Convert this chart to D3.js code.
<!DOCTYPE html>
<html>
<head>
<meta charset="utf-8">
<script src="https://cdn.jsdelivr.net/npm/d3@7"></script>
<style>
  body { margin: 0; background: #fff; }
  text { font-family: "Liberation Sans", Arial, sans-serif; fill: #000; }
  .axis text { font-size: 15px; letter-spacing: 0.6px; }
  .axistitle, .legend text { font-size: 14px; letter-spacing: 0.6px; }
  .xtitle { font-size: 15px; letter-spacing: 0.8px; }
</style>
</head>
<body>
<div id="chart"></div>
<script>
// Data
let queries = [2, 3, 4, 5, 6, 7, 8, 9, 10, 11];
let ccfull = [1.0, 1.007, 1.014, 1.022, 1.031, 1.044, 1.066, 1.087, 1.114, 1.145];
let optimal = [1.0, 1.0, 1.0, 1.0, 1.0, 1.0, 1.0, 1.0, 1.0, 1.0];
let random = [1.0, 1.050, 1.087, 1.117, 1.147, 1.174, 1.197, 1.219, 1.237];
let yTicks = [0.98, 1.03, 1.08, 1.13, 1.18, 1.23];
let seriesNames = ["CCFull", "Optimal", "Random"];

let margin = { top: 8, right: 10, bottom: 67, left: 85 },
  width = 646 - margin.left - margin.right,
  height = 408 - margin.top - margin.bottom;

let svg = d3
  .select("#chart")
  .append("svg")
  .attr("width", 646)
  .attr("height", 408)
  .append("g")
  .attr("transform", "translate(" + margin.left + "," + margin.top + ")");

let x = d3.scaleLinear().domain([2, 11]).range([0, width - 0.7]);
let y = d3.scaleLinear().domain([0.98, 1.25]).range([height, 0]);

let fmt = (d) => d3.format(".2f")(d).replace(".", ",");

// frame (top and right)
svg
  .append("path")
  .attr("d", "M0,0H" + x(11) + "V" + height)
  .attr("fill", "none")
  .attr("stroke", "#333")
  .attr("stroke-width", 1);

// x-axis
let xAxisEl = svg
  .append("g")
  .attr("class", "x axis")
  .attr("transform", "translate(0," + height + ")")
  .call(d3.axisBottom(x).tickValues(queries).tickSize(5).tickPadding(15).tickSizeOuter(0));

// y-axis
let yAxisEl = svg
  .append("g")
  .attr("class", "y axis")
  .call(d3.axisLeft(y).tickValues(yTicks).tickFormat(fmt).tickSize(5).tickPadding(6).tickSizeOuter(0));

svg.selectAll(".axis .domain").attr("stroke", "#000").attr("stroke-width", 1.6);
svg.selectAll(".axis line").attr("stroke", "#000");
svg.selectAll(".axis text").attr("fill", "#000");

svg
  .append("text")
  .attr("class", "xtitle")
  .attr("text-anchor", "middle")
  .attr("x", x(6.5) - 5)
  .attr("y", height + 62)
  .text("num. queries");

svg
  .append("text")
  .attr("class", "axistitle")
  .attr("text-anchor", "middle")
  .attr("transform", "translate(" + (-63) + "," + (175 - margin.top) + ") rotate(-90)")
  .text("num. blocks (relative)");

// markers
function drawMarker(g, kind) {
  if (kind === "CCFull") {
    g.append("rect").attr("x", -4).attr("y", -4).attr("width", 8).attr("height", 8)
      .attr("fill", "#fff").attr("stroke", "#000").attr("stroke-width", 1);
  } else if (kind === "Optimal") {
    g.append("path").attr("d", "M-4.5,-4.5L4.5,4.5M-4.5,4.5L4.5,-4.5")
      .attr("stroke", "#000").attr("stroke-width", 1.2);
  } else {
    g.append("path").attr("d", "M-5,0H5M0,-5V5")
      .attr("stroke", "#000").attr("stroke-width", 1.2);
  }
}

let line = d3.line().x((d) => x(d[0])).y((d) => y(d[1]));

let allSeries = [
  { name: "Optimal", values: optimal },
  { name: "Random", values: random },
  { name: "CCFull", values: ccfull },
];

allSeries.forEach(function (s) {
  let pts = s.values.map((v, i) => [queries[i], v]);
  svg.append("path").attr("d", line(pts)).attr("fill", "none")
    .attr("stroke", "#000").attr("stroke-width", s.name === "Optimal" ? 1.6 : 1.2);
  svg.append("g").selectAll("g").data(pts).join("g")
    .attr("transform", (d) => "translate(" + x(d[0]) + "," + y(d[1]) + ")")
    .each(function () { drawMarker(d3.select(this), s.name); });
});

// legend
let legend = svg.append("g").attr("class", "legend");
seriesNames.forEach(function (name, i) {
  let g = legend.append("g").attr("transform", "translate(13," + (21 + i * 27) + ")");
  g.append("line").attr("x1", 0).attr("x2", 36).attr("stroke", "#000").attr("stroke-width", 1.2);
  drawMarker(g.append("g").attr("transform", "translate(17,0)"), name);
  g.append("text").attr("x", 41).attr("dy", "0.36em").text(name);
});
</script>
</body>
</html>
——————————
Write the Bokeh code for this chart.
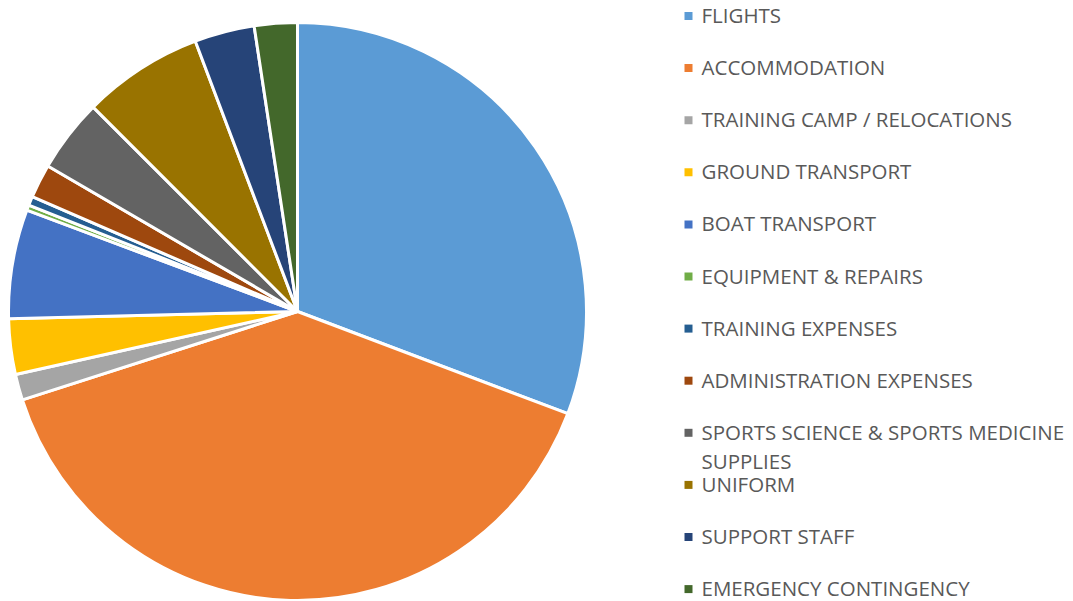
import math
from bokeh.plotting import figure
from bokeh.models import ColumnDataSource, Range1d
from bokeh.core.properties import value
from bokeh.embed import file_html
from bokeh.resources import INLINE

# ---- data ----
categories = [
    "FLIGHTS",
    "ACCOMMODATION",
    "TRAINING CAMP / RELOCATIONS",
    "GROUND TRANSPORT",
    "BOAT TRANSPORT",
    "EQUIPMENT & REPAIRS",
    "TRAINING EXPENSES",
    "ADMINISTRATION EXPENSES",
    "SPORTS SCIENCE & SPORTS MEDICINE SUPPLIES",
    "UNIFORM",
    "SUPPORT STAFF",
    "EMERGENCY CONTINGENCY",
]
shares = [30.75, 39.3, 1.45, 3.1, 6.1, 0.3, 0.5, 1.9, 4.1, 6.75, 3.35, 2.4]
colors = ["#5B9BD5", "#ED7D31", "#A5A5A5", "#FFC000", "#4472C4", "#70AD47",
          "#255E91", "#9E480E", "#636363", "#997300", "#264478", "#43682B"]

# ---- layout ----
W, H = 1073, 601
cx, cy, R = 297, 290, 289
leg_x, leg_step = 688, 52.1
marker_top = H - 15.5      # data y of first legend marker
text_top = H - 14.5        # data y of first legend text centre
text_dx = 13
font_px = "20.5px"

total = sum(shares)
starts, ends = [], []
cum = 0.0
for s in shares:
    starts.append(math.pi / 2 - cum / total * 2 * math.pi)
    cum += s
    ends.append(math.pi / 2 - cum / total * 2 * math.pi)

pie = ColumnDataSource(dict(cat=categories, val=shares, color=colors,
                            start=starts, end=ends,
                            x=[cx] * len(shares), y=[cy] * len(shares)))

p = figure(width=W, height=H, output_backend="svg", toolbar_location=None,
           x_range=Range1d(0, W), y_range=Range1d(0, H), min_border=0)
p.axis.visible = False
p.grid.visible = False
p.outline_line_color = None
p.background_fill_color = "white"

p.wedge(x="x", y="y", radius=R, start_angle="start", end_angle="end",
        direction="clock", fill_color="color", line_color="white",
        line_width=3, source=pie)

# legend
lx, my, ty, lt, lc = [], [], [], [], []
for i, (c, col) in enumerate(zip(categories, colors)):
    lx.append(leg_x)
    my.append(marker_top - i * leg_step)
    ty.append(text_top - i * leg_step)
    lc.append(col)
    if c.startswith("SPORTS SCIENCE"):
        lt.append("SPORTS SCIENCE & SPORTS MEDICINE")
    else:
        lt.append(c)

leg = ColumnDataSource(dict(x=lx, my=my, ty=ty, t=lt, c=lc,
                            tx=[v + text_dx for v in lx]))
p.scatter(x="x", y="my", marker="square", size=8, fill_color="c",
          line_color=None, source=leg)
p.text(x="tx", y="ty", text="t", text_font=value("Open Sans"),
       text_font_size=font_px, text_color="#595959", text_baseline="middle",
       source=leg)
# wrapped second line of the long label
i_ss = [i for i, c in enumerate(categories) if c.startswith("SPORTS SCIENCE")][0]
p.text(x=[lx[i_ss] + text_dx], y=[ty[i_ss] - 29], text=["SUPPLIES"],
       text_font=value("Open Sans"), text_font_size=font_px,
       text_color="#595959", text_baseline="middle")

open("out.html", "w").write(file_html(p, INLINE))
——————————
Direction: Copy out every line in the entries above that holds "this".

Written answer:
Convert this chart to D3.js code.
    .each(function () { drawMarker(d3.select(this), s.name); });
Write the Bokeh code for this chart.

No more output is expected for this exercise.